BEGIN Supplied material

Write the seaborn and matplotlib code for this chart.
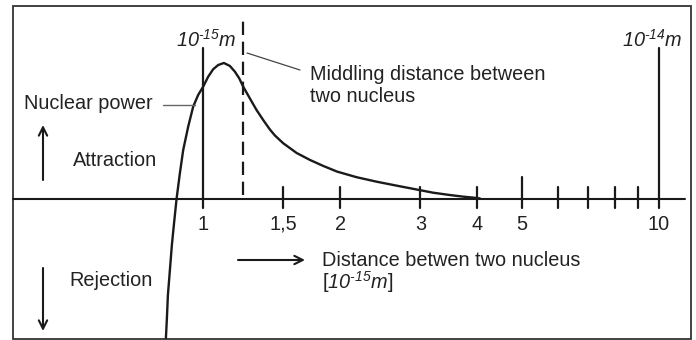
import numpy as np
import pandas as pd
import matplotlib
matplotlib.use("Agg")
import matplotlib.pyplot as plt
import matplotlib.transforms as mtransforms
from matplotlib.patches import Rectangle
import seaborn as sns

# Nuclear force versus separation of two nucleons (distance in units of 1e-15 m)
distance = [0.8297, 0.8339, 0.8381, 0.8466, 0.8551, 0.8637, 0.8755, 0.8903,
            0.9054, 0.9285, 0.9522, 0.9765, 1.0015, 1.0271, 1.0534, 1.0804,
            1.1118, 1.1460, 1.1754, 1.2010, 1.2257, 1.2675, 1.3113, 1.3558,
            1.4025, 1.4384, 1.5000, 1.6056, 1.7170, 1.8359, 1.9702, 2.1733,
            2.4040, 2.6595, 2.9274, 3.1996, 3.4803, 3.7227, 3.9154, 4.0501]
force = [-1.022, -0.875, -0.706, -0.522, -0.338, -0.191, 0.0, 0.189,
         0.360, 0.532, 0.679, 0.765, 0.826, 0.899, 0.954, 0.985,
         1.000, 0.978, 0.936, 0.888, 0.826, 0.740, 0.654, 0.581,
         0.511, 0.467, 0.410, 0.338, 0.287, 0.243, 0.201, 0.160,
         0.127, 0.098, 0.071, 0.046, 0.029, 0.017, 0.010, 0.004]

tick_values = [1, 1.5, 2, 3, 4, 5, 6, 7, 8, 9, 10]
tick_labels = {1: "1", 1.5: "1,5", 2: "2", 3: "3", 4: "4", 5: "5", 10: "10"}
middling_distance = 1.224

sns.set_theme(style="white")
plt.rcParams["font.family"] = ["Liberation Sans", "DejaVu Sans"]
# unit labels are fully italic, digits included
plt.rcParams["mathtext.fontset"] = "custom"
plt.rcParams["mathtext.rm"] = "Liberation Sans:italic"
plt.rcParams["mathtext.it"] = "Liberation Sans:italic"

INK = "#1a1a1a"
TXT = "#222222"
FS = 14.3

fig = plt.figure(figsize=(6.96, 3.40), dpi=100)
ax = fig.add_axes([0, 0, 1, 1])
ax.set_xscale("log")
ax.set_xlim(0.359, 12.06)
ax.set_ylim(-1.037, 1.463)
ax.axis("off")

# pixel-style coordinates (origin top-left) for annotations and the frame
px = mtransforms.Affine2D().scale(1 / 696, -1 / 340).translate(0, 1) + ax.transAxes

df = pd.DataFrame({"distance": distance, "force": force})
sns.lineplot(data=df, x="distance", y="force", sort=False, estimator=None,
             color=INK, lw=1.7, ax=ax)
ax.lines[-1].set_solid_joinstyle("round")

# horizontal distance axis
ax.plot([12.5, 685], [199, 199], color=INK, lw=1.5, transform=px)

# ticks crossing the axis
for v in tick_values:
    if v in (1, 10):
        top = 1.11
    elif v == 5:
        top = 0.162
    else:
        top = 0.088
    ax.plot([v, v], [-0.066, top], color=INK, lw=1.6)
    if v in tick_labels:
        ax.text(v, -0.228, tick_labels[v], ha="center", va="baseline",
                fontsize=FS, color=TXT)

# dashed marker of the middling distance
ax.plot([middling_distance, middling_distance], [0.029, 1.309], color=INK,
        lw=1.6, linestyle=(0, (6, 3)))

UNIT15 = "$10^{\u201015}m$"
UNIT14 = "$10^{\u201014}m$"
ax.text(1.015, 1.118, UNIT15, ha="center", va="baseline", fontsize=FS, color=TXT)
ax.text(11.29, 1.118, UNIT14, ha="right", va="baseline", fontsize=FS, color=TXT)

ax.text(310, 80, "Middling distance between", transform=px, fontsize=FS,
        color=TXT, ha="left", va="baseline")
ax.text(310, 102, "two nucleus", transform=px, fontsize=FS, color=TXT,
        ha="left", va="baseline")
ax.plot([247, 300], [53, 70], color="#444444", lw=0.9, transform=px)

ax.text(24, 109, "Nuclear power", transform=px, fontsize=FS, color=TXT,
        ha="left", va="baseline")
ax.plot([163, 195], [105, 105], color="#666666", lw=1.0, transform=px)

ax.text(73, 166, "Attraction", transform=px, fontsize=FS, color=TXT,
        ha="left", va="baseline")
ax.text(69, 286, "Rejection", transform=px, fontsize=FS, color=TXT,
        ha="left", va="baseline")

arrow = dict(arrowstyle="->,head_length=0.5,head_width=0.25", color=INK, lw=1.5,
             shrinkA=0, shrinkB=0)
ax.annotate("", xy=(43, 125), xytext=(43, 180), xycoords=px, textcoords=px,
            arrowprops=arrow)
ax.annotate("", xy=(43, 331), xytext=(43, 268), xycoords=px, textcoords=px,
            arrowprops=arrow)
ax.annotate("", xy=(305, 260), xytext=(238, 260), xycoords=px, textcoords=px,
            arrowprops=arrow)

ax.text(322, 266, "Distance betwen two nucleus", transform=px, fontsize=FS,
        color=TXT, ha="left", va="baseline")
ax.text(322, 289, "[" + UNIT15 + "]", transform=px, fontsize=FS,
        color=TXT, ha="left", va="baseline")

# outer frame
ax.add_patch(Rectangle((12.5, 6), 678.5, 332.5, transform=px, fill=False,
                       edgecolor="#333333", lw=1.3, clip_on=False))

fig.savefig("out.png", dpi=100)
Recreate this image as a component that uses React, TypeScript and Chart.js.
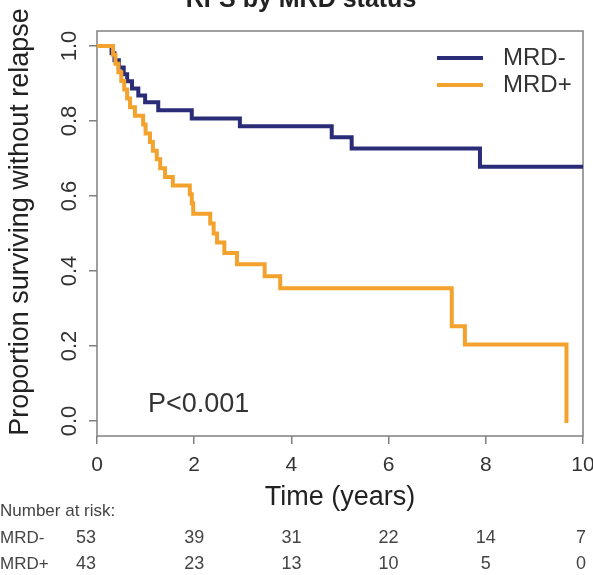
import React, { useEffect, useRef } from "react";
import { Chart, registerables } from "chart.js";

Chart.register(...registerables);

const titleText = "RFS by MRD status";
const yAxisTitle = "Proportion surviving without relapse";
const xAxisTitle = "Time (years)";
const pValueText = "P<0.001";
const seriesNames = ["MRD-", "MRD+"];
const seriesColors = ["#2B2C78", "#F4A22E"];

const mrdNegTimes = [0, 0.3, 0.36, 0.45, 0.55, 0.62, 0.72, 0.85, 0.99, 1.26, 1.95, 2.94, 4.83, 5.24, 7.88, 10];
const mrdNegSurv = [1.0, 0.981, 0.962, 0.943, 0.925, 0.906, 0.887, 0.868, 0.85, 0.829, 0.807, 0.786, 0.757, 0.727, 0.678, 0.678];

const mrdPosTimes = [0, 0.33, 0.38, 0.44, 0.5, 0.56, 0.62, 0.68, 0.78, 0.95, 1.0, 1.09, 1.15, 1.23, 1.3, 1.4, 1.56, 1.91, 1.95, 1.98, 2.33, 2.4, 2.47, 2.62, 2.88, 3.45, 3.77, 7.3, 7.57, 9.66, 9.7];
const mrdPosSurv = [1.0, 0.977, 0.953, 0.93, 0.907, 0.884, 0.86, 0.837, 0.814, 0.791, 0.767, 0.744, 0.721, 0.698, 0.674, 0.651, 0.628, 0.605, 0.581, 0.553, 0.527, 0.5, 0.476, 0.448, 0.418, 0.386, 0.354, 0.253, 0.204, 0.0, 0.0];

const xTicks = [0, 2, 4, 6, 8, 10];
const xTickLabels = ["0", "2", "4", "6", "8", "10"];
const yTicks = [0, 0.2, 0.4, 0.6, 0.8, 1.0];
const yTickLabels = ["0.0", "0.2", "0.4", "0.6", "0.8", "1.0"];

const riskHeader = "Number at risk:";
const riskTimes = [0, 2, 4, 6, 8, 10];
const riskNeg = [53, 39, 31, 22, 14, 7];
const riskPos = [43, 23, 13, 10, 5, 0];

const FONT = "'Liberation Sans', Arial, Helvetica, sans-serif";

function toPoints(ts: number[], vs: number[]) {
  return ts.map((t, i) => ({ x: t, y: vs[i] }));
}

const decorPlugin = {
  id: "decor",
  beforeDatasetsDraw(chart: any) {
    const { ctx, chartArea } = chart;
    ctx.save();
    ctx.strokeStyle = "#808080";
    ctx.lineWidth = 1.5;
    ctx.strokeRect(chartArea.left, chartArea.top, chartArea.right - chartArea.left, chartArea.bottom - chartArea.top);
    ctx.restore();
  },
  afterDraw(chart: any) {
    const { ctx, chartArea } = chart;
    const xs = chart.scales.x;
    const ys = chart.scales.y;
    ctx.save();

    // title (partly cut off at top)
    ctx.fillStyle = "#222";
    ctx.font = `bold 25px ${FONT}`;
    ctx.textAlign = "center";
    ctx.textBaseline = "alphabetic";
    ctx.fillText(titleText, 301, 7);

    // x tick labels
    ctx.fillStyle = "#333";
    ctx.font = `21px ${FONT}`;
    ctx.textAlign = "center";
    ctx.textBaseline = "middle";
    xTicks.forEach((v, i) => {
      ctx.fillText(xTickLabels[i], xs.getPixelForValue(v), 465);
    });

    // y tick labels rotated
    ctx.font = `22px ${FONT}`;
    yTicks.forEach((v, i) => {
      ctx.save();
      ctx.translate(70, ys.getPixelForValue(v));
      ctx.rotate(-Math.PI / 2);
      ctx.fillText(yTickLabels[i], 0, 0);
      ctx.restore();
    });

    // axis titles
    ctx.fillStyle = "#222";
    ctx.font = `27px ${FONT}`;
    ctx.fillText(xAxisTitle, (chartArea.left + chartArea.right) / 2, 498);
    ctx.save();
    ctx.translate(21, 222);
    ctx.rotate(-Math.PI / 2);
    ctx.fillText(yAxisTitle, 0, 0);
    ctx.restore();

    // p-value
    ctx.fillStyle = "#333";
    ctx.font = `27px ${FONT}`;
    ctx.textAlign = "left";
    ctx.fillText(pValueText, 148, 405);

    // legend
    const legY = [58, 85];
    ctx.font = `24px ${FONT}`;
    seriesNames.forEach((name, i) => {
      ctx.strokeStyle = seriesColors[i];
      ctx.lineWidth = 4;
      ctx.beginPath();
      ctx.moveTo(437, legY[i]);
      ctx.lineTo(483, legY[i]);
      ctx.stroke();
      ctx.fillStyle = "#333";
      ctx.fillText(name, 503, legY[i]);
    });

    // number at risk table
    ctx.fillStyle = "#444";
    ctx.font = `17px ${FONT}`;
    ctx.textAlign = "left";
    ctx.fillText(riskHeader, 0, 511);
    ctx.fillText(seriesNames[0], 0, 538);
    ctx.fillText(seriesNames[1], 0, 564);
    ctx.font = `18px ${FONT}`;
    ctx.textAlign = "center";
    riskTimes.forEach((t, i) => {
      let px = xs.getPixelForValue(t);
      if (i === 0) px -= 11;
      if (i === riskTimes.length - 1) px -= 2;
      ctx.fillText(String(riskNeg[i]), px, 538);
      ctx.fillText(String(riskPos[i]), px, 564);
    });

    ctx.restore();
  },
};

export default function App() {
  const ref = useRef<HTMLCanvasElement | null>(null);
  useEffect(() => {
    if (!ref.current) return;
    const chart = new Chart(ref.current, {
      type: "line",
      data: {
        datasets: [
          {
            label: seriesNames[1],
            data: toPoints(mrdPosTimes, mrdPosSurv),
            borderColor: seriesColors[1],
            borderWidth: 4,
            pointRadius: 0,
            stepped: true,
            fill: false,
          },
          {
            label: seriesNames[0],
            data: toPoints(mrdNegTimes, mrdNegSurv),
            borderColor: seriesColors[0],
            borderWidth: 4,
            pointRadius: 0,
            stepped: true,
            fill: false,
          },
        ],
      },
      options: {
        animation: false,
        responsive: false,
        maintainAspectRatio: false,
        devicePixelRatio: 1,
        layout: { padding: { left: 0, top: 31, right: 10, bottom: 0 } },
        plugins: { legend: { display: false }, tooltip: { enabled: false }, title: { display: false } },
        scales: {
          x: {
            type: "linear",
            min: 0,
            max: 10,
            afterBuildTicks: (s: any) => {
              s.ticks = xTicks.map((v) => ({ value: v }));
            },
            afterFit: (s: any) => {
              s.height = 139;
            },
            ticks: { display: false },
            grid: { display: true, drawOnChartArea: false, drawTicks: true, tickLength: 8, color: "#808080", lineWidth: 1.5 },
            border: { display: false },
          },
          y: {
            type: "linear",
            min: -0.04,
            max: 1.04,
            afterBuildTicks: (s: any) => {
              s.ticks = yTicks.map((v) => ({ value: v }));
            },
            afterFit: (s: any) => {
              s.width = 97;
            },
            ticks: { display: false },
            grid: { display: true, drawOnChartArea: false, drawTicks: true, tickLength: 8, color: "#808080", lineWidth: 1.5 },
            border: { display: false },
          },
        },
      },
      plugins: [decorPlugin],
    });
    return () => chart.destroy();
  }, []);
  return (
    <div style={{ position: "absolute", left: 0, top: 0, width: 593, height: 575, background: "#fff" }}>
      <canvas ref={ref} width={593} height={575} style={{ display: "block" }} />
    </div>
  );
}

END Supplied material

Written task -
Quote, please, every line of the material above from its start through the line that has "import seaborn as sns", reproducing the words exactly and dropping any images.

Reply -
Write the seaborn and matplotlib code for this chart.
import numpy as np
import pandas as pd
import matplotlib
matplotlib.use("Agg")
import matplotlib.pyplot as plt
import matplotlib.transforms as mtransforms
from matplotlib.patches import Rectangle
import seaborn as sns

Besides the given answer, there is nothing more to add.